Biraz uğraşacağım, zamana bırakacağım, acele etmiyorum, bildiğim bazı şeyler var. İyi bir insan olduğum, entelektüel ve çalışkan ve tatlı bir insan olduğum gibi. Açıkçası gerisini düşünmüyorum. Fark ettim ki bir kadının beni seçmesi değil benim kadını seçmem gerekiyor. Şayet elimi uzattığımda bana katılırsa yaşayacağı mutluluğu en iyi o bilecektir. Ben zaten karşımdaki insanın mutluluğuyla kolaylıkla mutlu olabilen bir insanım. Her zaman söylemişimdir bir ilişkinin en önemli noktası iyi bir arkadaş olmak, ikinci önemli nokta ise sevmek. Tensel olaylar listenin son sıralarına çok yakın, şayet bir kadını sadece vücudu için istiyorsak zaten sanıyorum ki bunun için cebimizdeki paranın yardımcı olacağı semtler ve kapılar olacaktır. 

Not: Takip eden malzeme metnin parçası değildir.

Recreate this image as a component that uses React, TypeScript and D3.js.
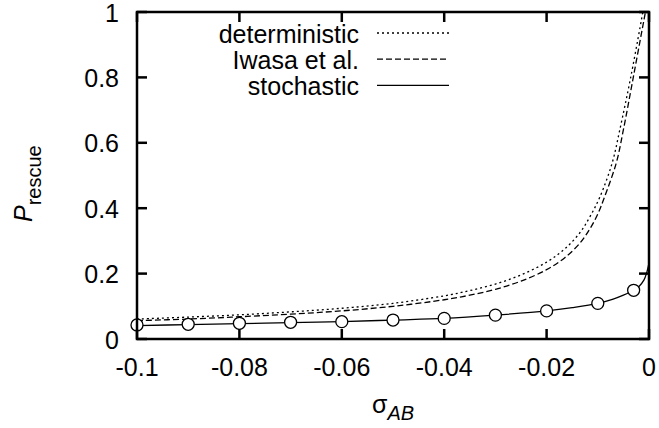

                İşin özü, kısa özeti ise şöyle, yapabileceğim tüm saçma hareketleri kısa bir süre içerisinde tükettim, kaybettiğim bazı kumarlar ve potansiyeller oldu; ancak hepsinden önce geri döndüm, aklımı başıma topladım ve yoluma devam ediyorum, edeceğim de. Ve her zaman haklı olduğum bir düşüncenin farkına vardım. En basit gördüğümüz sokak hayvanları bile bazı çok önemli gördüğümüz insanlardan daha mantıklı ve daha akıllı davranabiliyor, uzunca sevdiğin bir kedi bile ertesi gün kucağına koşa koşa çıkarken, sevmeye çalıştığın bir kadın beklenmedik zamanda ilginç hareketler yapabiliyor ( evet evet flörtü çok beceremiyorum). Ama en azından o sokak hayvanı bile ne zaman saldıracağını belli ediyor, sinirlendiyse diş gösteriyor ısırıyor, bazı insanlarsa dişlerini göstererek gülerken aslında seni ısırmaya hazırlanıyor; sonradan fark ediyorsun.